Here’s an unedited piece I wrote for J Mag a few months back:

Hypothetically speaking, if someone offered to grant me one super power I would know what to say and would answer straight away, unequivocally. Forget flying, invisibility, super strength, x-ray vision. What I’m interested in is the power to fall asleep at will, anywhere, anytime.

It is this skill, above any other, which would serve me best in this erratic profession I find myself in called ‘touring musician.’ Who needs the Blues Scale?

Even off the road I’m neurotic about my sleeping conditions. I need an open window, even in winter. I cannot have any digital clock visible, for if I were to accidentally open my eye and see the time that would ruin everything. A ticking clock, forget it! Towels are thrown over any glowing LED lights on offending electrical appliances.

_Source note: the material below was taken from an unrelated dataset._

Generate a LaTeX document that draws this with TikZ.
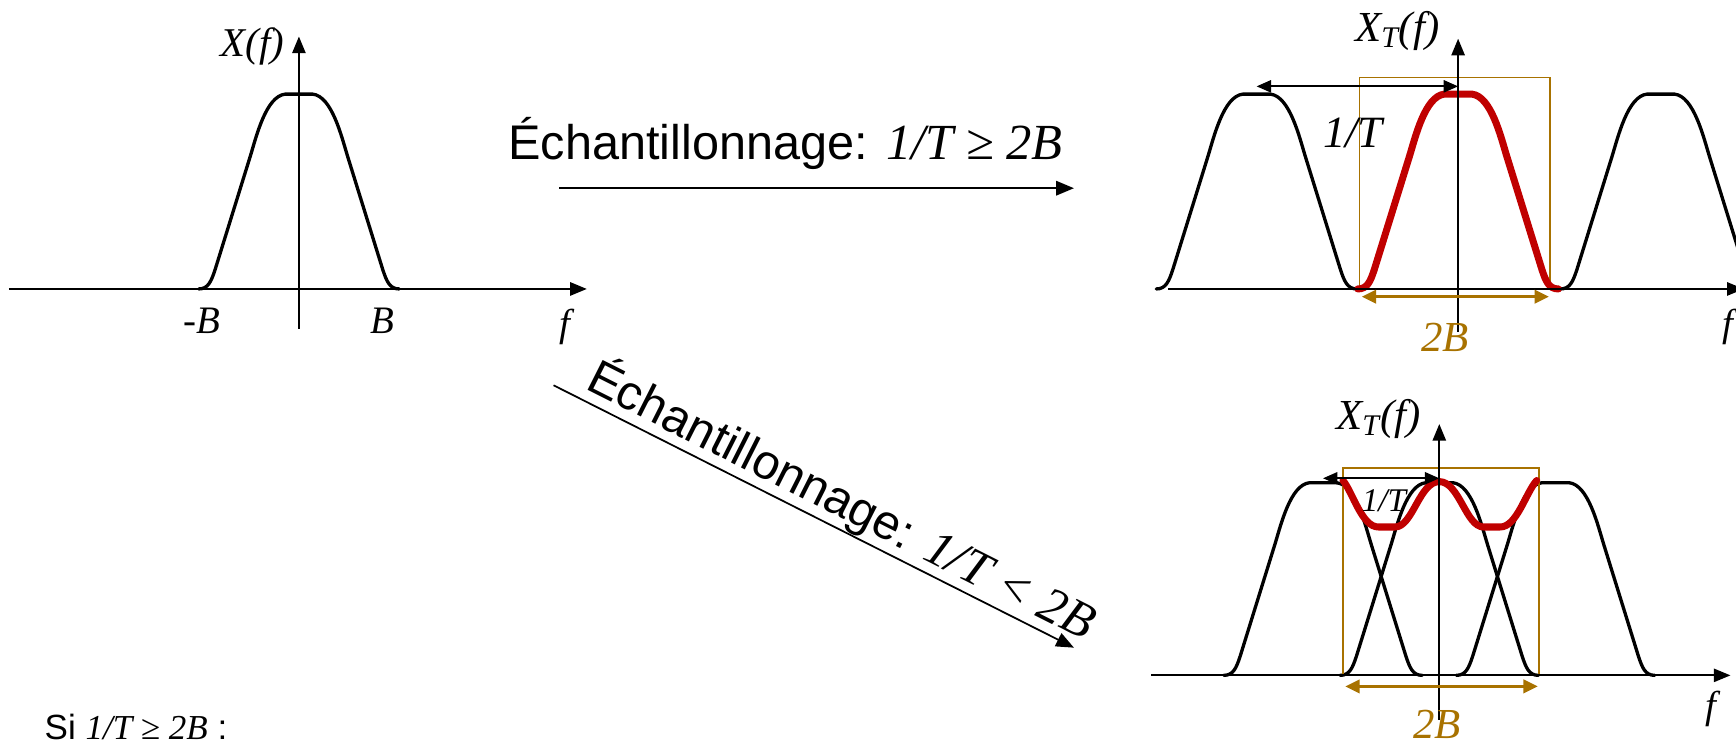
\documentclass[tikz,border=0pt]{standalone}
\usepackage{fontspec}
\setmainfont{Liberation Serif}
\setsansfont{Liberation Sans}
\usetikzlibrary{arrows.meta}
\definecolor{goldbar}{RGB}{168,114,0}
\definecolor{redspec}{RGB}{192,0,0}
\tikzset{bump/.pic={%
  \draw[pic actions] (-1.03,0) .. controls (-0.93,0) and (-0.9,0.04) .. (-0.86,0.1)
    -- (-0.5,0.68) .. controls (-0.44,0.777) and (-0.34,0.99) .. (-0.14,1) -- (0.14,1)
    .. controls (0.34,0.99) and (0.44,0.777) .. (0.5,0.68) -- (0.86,0.1)
    .. controls (0.9,0.04) and (0.93,0) .. (1.03,0);}}
\begin{document}
\begin{tikzpicture}[x=0.02cm, y=0.02cm,
  ax/.style={-{Triangle[length=3mm,width=2.4mm]}, line width=0.9pt},
  spec/.style={line width=1.7pt, line join=round, line cap=round},
  band/.style={spec, color=redspec, line width=3.6pt},
  win/.style={draw=goldbar, line width=0.9pt},
  wid/.style={{Triangle[length=2.6mm,width=2.4mm]}-{Triangle[length=2.6mm,width=2.4mm]},
              draw=goldbar, line width=1.5pt},
  per/.style={{Triangle[length=2.6mm,width=2.2mm]}-{Triangle[length=2.6mm,width=2.2mm]},
              line width=0.9pt},
  samp/.style={-{Triangle[length=3.2mm,width=2.6mm]}, line width=0.9pt},
  lab/.style={font=\fontsize{20}{24}\selectfont\itshape, inner sep=1pt},
  big/.style={font=\fontsize{25}{30}\selectfont\sffamily, inner sep=0pt}]
\useasboundingbox (0,0) rectangle (1568,673);

% spectre du signal
\pic[spec, xscale=88, yscale=176] at (270,412) {bump};
\coordinate (xl) at (8,412);    \coordinate (xr) at (530,412);
\coordinate (yb) at (270,376);  \coordinate (yt) at (270,640);
\draw[ax] (xl) -- (xr);
\draw[ax] (yb) -- (yt);
\node[lab, font=\fontsize{21}{25}\selectfont\itshape] (xf) at (228,631) {X(f)};
\node[lab] (mb) at (182,383) {-B};
\node[lab] (pb) at (345,383) {B};
\node[lab] (f0) at (510,378) {f};

% les deux echantillonnages
\coordinate (hs) at (505,503);  \coordinate (he) at (970,503);
\draw[samp] (hs) -- node[big, above=0.32cm, pos=0.44] (ok)
  {Échantillonnage: {\rmfamily\itshape\fontsize{26}{30}\selectfont 1/T ≥ 2B}} (he);
\coordinate (ds) at (500,325);  \coordinate (de) at (970,88);
\draw[samp] (ds) -- node[big, sloped, above=0pt, pos=0.53] (ko)
  {Échantillonnage: {\rmfamily\itshape\fontsize{26}{30}\selectfont 1/T < 2B}} (de);

% (a) 1/T >= 2B : pas de recouvrement
\foreach \c in {1135,1500}
  \pic[spec, xscale=88, yscale=176] at (\c,412) {bump};
\draw[win] (1228,412) |- (1400,603) -- (1400,412);
\pic[band, xscale=88, yscale=176] at (1317,412) {bump};
\coordinate (axl) at (1055,412); \coordinate (axr) at (1575,412);
\coordinate (ayb) at (1317,373); \coordinate (ayt) at (1317,638);
\draw[ax] (axl) -- (axr);
\draw[ax] (ayb) -- (ayt);
\coordinate (ap0) at (1135,595); \coordinate (ap1) at (1317,595);
\draw[per] (ap0) -- (ap1);
\coordinate (aw0) at (1230,405); \coordinate (aw1) at (1399,405);
\draw[wid] (aw0) -- (aw1);
\node[lab, font=\fontsize{23}{27}\selectfont\itshape] (aT) at (1222,553) {1/T};
\node[lab, font=\fontsize{22}{26}\selectfont\itshape, text=goldbar] (aB) at (1305,368) {2B};
\node[lab, font=\fontsize{22}{26}\selectfont\itshape] (aX) at (1262,645) {X\textsubscript{T}(f)};
\node[lab] (af) at (1561,378) {f};

% (b) 1/T < 2B : recouvrement
\foreach \c in {1195,1300,1405}
  \pic[spec, xscale=87, yscale=174] at (\c,63) {bump};
\draw[win] (1213,63) |- (1390,250) -- (1390,63);
\draw[band] (1213,239) .. controls (1222,228) and (1230,197) .. (1245,197) -- (1260,197)
  .. controls (1276,197) and (1282,238) .. (1300,238)
  .. controls (1318,238) and (1324,197) .. (1340,197) -- (1355,197)
  .. controls (1370,197) and (1378,228) .. (1388,239);
\coordinate (bxl) at (1040,63);  \coordinate (bxr) at (1563,63);
\coordinate (byb) at (1300,23);  \coordinate (byt) at (1300,290);
\draw[ax] (bxl) -- (bxr);
\draw[ax] (byb) -- (byt);
\coordinate (bp0) at (1195,241); \coordinate (bp1) at (1300,241);
\draw[per] (bp0) -- (bp1);
\coordinate (bw0) at (1215,53);  \coordinate (bw1) at (1389,53);
\draw[wid] (bw0) -- (bw1);
\node[lab, font=\fontsize{17}{20}\selectfont\itshape] (bT) at (1250,221) {1/T};
\node[lab, font=\fontsize{22}{26}\selectfont\itshape, text=goldbar] (bB) at (1298,19) {2B};
\node[lab, font=\fontsize{22}{26}\selectfont\itshape] (bX) at (1245,295) {X\textsubscript{T}(f)};
\node[lab] (bf) at (1545,33) {f};

\node[anchor=west, inner sep=0pt, font=\fontsize{18}{22}\selectfont\sffamily] (si) at (40,16)
  {Si {\rmfamily\itshape 1/T ≥ 2B} :};
\end{tikzpicture}
\end{document}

Mostly on overseas tours the economic situation means a hotel is out of the question. To save money you come to rely on the kindness of strangers. Occasionally there’s a friend to bail you out with some floor space if you’re lucky but more often then not you’ll find yourself gingerly soliciting the audience over the mic for a roof under which to slumber. In doing this you’re throwing yourself into a nightmare of unknown sleeping variables.

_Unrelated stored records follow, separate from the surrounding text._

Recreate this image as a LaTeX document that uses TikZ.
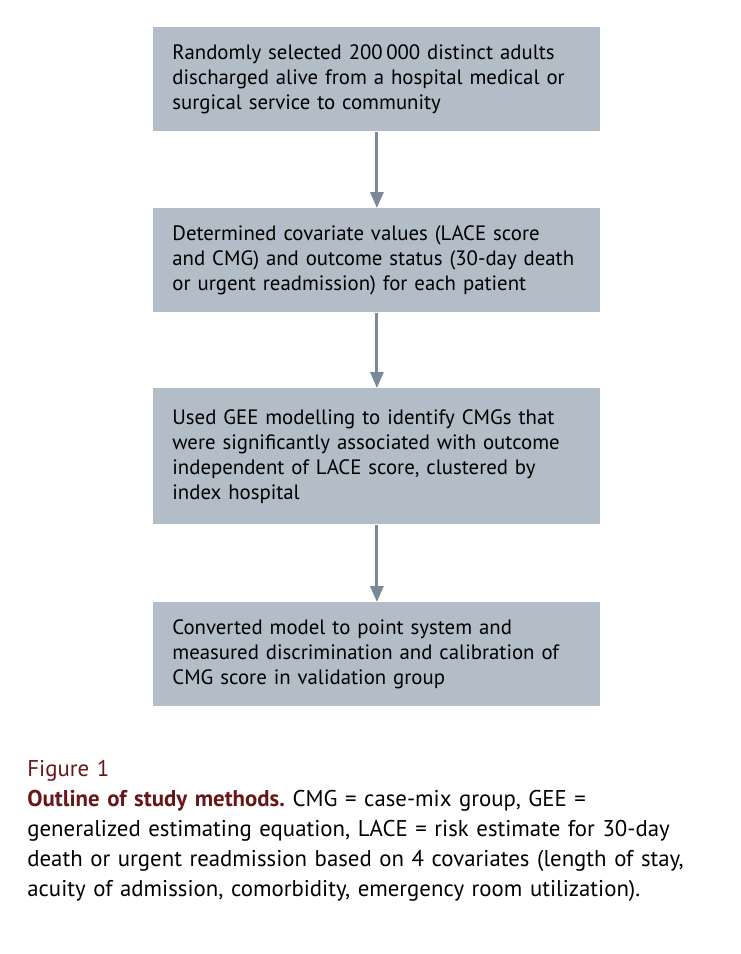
\documentclass[tikz,border=0pt]{standalone}
\usepackage{fontspec}
\setmainfont{PT Sans}
\usetikzlibrary{arrows.meta}
\definecolor{BoxGray}{RGB}{178, 189, 199}
\definecolor{ArrowGray}{RGB}{120, 137, 152}
\definecolor{CapRed}{RGB}{105, 22, 24}
\frenchspacing

\begin{document}
\begin{tikzpicture}[x=0.5pt, y=-0.5pt,
        stepbox/.style={rectangle, fill=BoxGray, anchor=north west, text width=204.5pt, inner xsep=9.5pt, inner ysep=0pt, align=left, font=\fontsize{10.4}{12.5}\selectfont},
        flow/.style={ArrowGray, line width=1.5pt, -{Triangle[width=6.5pt, length=8pt]}},
        caption/.style={anchor=north west, inner sep=0pt, text width=360pt, align=left, font=\fontsize{11.4}{15}\selectfont}
    ]
        \useasboundingbox (0,0) rectangle (740,954);
        % Steps of the study
        \node[stepbox, minimum height=52pt] (sample) at (153,27)
            {Randomly selected 200\,000 distinct adults\\discharged alive from a hospital medical or\\surgical service to community};
        \node[stepbox, minimum height=52pt] (covars) at (153,208)
            {Determined covariate values (LACE score\\and CMG) and outcome status (30-day death\\or urgent readmission) for each patient};
        \node[stepbox, minimum height=68pt] (gee) at (153,388)
            {Used GEE modelling to identify CMGs that\\were significantly associated with outcome\\independent of LACE score, clustered by\\index hospital};
        \node[stepbox, minimum height=52pt] (points) at (153,602)
            {Converted model to point system and\\measured discrimination and calibration of\\CMG score in validation group};
        % Arrows between steps
        \draw[flow] (sample) -- (covars);
        \draw[flow] (covars) -- (gee);
        \draw[flow] (gee) -- (points);
        % Caption
        \node[caption] (figcap) at (27,760)
            {\textcolor{CapRed}{Figure 1}\\
             \textcolor{CapRed}{\textbf{Outline of study methods.}} CMG = case-mix group, GEE =\\
             generalized estimating equation, LACE = risk estimate for 30-day\\
             death or urgent readmission based on 4 covariates (length of stay,\\
             acuity of admission, comorbidity, emergency room utilization).};
    \end{tikzpicture}
\end{document}
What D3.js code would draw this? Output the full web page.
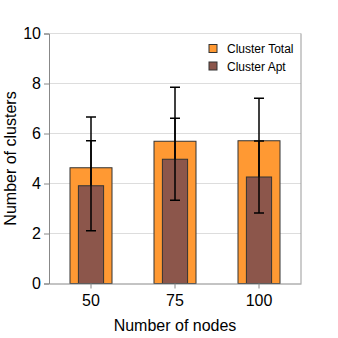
<!DOCTYPE html>
<html>
<head>
<meta charset="utf-8">
<script src="https://cdn.jsdelivr.net/npm/d3@7"></script>
<style>
  body { margin: 0; background: #fff; }
  text { font-family: "Liberation Sans", Arial, sans-serif; }
</style>
</head>
<body>
<script>
// Chart data
const nodeCounts = ['50', '75', '100'];
const clusterTotal = [4.63, 5.69, 5.71];
const clusterTotalErr = [2.03, 2.16, 1.70];
const clusterApt = [3.91, 4.97, 4.26];
const clusterAptErr = [1.80, 1.64, 1.44];
const yTicks = [0, 2, 4, 6, 8, 10];
const legendLabels = ['Cluster Total', 'Cluster Apt'];

const width = 338;
const height = 338;
const margin = { top: 33.5, right: 37, bottom: 54.5, left: 49 };
const colors = ['#ff9933', '#8c564b'];

const svg = d3.select('body').append('svg')
  .attr('width', width)
  .attr('height', height);

const x = d3.scaleBand()
  .domain(nodeCounts)
  .range([margin.left, width - margin.right]);

const y = d3.scaleLinear()
  .domain([0, 10])
  .range([height - margin.bottom, margin.top]);

// Gridlines
svg.append('g')
  .selectAll('line')
  .data(yTicks.slice(1))
  .enter().append('line')
  .attr('x1', margin.left)
  .attr('x2', width - margin.right)
  .attr('y1', d => y(d))
  .attr('y2', d => y(d))
  .attr('stroke', '#dddddd')
  .attr('stroke-width', 1);

// Right border
svg.append('line')
  .attr('x1', width - margin.right)
  .attr('x2', width - margin.right)
  .attr('y1', margin.top)
  .attr('y2', height - margin.bottom)
  .attr('stroke', '#999')
  .attr('stroke-width', 1);

const outerW = x.bandwidth() * 0.5;
const innerW = x.bandwidth() * 0.3;
const capW = 10;

function errorBars(vals, errs) {
  const g = svg.append('g')
    .attr('stroke', '#000')
    .attr('stroke-width', 1.5);
  nodeCounts.forEach((c, i) => {
    const cx = x(c) + x.bandwidth() / 2;
    const lo = y(vals[i] - errs[i]);
    const hi = y(vals[i] + errs[i]);
    g.append('line').attr('x1', cx).attr('x2', cx).attr('y1', lo).attr('y2', hi);
    g.append('line').attr('x1', cx - capW / 2).attr('x2', cx + capW / 2).attr('y1', lo).attr('y2', lo);
    g.append('line').attr('x1', cx - capW / 2).attr('x2', cx + capW / 2).attr('y1', hi).attr('y2', hi);
  });
}

// Cluster Total bars
svg.append('g')
  .selectAll('rect')
  .data(clusterTotal)
  .enter().append('rect')
  .attr('x', (d, i) => x(nodeCounts[i]) + (x.bandwidth() - outerW) / 2)
  .attr('width', outerW)
  .attr('y', d => y(d))
  .attr('height', d => y(0) - y(d))
  .attr('fill', colors[0])
  .attr('stroke', '#333')
  .attr('stroke-width', 1);

errorBars(clusterTotal, clusterTotalErr);

// Cluster Apt bars
svg.append('g')
  .selectAll('rect')
  .data(clusterApt)
  .enter().append('rect')
  .attr('x', (d, i) => x(nodeCounts[i]) + (x.bandwidth() - innerW) / 2)
  .attr('width', innerW)
  .attr('y', d => y(d))
  .attr('height', d => y(0) - y(d))
  .attr('fill', colors[1])
  .attr('stroke', '#333')
  .attr('stroke-width', 1);

errorBars(clusterApt, clusterAptErr);

// Axes
const yAxis = svg.append('g')
  .attr('transform', `translate(${margin.left},0)`)
  .call(d3.axisLeft(y).tickValues(yTicks).tickSize(5).tickPadding(3));

const xAxis = svg.append('g')
  .attr('transform', `translate(0,${height - margin.bottom})`)
  .call(d3.axisBottom(x).tickSize(5).tickPadding(6).tickSizeOuter(0));

[yAxis, xAxis].forEach(a => {
  a.select('.domain').attr('stroke', '#888');
  a.selectAll('.tick line').attr('stroke', '#888');
  a.selectAll('.tick text')
    .attr('fill', '#000')
    .style('font-size', '16px')
    .style('font-family', '"Liberation Sans", Arial, sans-serif');
});

// Axis titles
svg.append('text')
  .attr('x', margin.left + (width - margin.left - margin.right) / 2)
  .attr('y', 331)
  .attr('text-anchor', 'middle')
  .style('font-size', '16px')
  .text('Number of nodes');

svg.append('text')
  .attr('transform', `translate(16,${(margin.top + height - margin.bottom) / 2}) rotate(-90)`)
  .attr('text-anchor', 'middle')
  .style('font-size', '16px')
  .text('Number of clusters');

// Legend
const legend = svg.append('g')
  .selectAll('g')
  .data(legendLabels)
  .enter().append('g')
  .attr('transform', (d, i) => `translate(209,${44.5 + i * 17.5})`);

legend.append('rect')
  .attr('width', 8)
  .attr('height', 8)
  .attr('fill', (d, i) => colors[i])
  .attr('stroke', '#333')
  .attr('stroke-width', 1);

legend.append('text')
  .attr('x', 18)
  .attr('y', 8.5)
  .style('font-size', '12px')
  .text(d => d);
</script>
</body>
</html>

Here are some things I’ve been told whilst pointed toward my sleeping quarters:

“Oh, sleep on the left. I think the cat has pissed on the other side.”

“This is my flatmates bed. You can sleep there but he might come home later after the nightclub closes.”

“Please forgive the blood stains. They were there when we found it.”

“Sorry about the carpet smell. The dog hasn’t been allowed out for months, what with all this rain.”

As I lay me down to rest on never vacuumed carpet with a beach towel pillow and someones overcoat for a blanket the words “Character Building” haunt me awake. Damn character.

As the days drag on, show after show, physical and mental fatigue sets in and you’d give up your strumming arm for your own bed. Others have adapted better. While hurling down the highway in the tour van I glare in envy at my keyboard player Cory curled up on the backseat between a drum case and a guitar amp. He is dreaming. Like a wombat he’s always able to make himself a comfortable nest no matter how small the space available or the bodily contortions needed to get into it. I’m bolt upright and try to shut my eyes but my brain starts filling with probabilities of road accidents.

Sometimes the bed is warm and comfortable but it’s a snoring band mate that’s your undoing. Another touring companion taught me to always carry earplugs and a spare t-shirt to wrap around your head like a mummy to shut the world out. But this can also cause you to miss the breakfast alarm, or sometimes even a flight.

But then the tour is over and I’m sitting in a bar with friends boasting about my sleeping war stories.
“So I went back to her place and collapsed on a spare bed. I dreamt all night about lying on the ground in a beautiful forest. When I woke up I realised I’d passed out on her Mums dried flower arrangements.” They all stare back at me wide-eyed. I feel like a somno-hero.

I’m not surprised after all the shows played and countries traversed it’s all these post-gig sleeping arrangements that have stuck my mind. Under a kitchen table. Next to the photocopier in a Tokyo highrise office block. On the stage itself. In the bushes on a Los Angeles traffic island. Behind the couch in a squat house.

I open my eyes behind that very couch and it feels like a miracle. “I slept!… who needs you Hilton, with your lavish foyer and mini bar bills!”
I wake up and flick off the cigarette butt stuck to my forehead, stretch the kinks out of my back and go out to help pack the van.